The benchmark will produce the following directories:

  • setups contains a timely dataflow hostfile and a migration pattern for each experiment.
  • results stores stdout/stderr for each experiment and process.
  • charts is the target for all plots.

In general, the harness creates a subdirectory inside each of the above directories with the current GIT revision as name to aid reproducibility.

Preparation

We recommend running them from a virtual environment to avoid clobbering the system. Setup the virtual environment using: virtualenv -p python3 venv source venv/bin/activate pip install -r requirements.txt

The source code to Megaphone (this repository) must be available locally on all machines where the benchmark is to be executed. By default, the harness assumes it is the same directory as it is on the local machine.
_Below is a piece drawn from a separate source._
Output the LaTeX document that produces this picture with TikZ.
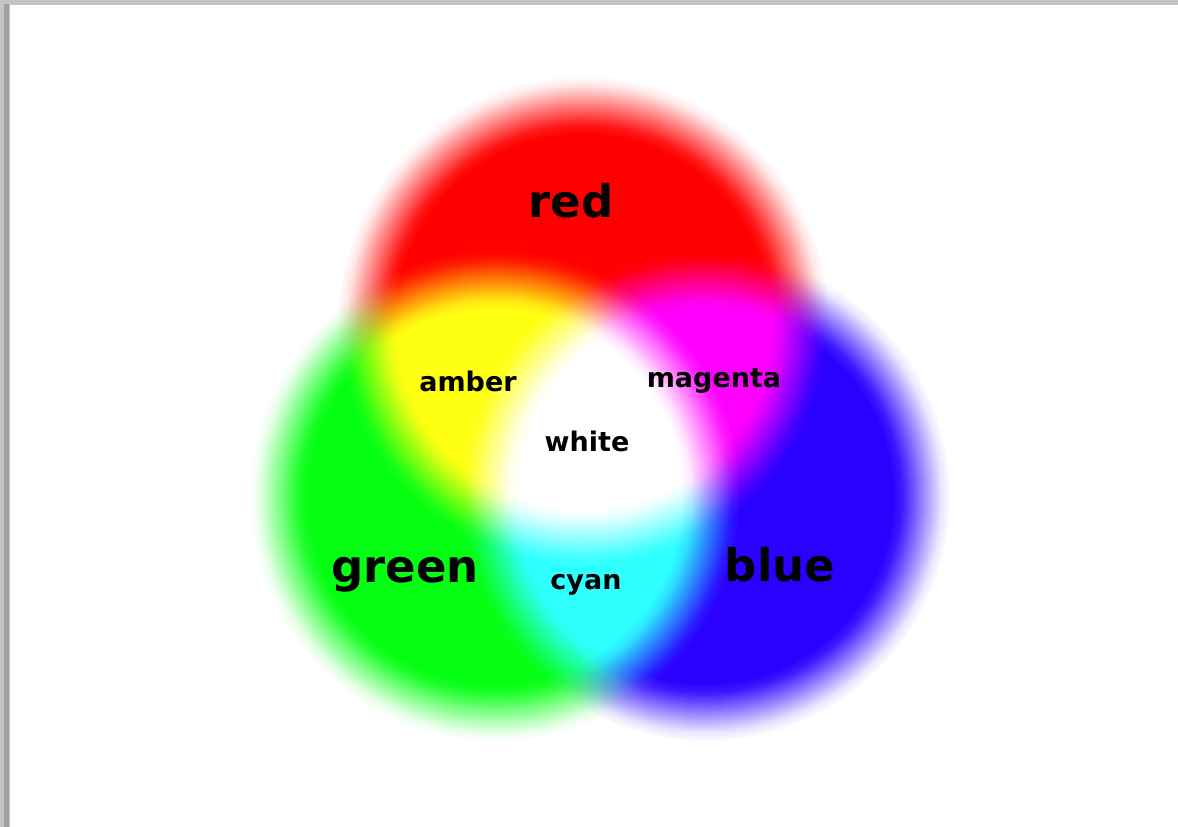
\documentclass[tikz,border=0pt]{standalone}
\usepackage{fontspec}
\setsansfont{DejaVu Sans}
\usetikzlibrary{fadings}
\definecolor{lampred}{RGB}{255,0,0}
\definecolor{lampgreen}{RGB}{4,255,18}
\definecolor{lampblue}{RGB}{42,0,255}
\definecolor{framegray}{RGB}{196,196,196}
\definecolor{frameline}{RGB}{160,160,160}
% soft rim of a lamp: opaque inside, smooth fall-off at the edge
\pgfdeclareradialshading{lampedgeshade}{\pgfpointorigin}{%
  color(0bp)=(white); color(19bp)=(white);
  color(20bp)=(white!90!black); color(22bp)=(white!50!black);
  color(24bp)=(white!10!black); color(25bp)=(black); color(50bp)=(black)}
\pgfdeclarefading{lampedge}{\pgfuseshading{lampedgeshade}}
\tikzset{
  lampdisc/.style={fill=#1, path fading=lampedge},
  lampword/.style={font=\sffamily\bfseries\fontsize{45}{50}\selectfont,
    inner sep=0pt, anchor=base},
  mixword/.style={font=\sffamily\bfseries\fontsize{27}{30}\selectfont,
    inner sep=0pt, anchor=base}
}

\begin{document}
\begin{tikzpicture}[x=1pt,y=-1pt]
\useasboundingbox (0,0) rectangle (1178,827);
% window frame
\fill[framegray] (0,0) rectangle (1178,827);
\fill[frameline] (4,4) rectangle (9,827);
\fill[white] (10,5) rectangle (1178,827);

\coordinate (redc) at (583,321);
\coordinate (greenc) at (495,496);
\coordinate (bluec) at (705,496);

% additive mix of the three lamps
\begin{scope}[blend group=screen]
  \fill[lampdisc=lampred] (redc) circle[radius=245pt];
  \fill[lampdisc=lampgreen] (greenc) circle[radius=245pt];
  \fill[lampdisc=lampblue] (bluec) circle[radius=245pt];
\end{scope}

\node[lampword] (redword) at (571,217) {red};
\node[lampword] (greenword) at (405,582) {green};
\node[lampword] (blueword) at (780,581) {blue};
\node[mixword] (amberword) at (468,391) {amber};
\node[mixword] (magentaword) at (714,387) {magenta};
\node[mixword] (whiteword) at (587,451) {white};
\node[mixword] (cyanword) at (586,589) {cyan};
\end{tikzpicture}
\end{document}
Override the cluster directory by setting the environment variable CLUSTERPATH. The user name on the remote machines is $USER by default but can be configured by setting CLUSTERUSER to the desired value. The remote machines are configured with the SERVER symbol and have the numbers 1, 2, 3... appended.

Running experiments

To run a predefined set of exhaustive experiments, run run_paper.sh after exporting the evironment symbols as described above. This will run a set of benchmarks, if possible in parallel, on a set of remote machines. The name of the benchmarks corresponds to functions defined in bench.py. Note that the current set of benchmarks require around 2.5 days to complete!

Plotting results

Assuming no parameters are changed, the script plot_all.sh can be used to visualize the results. When changing parameters to the benchmark, care must be taken to update the parameters here as well.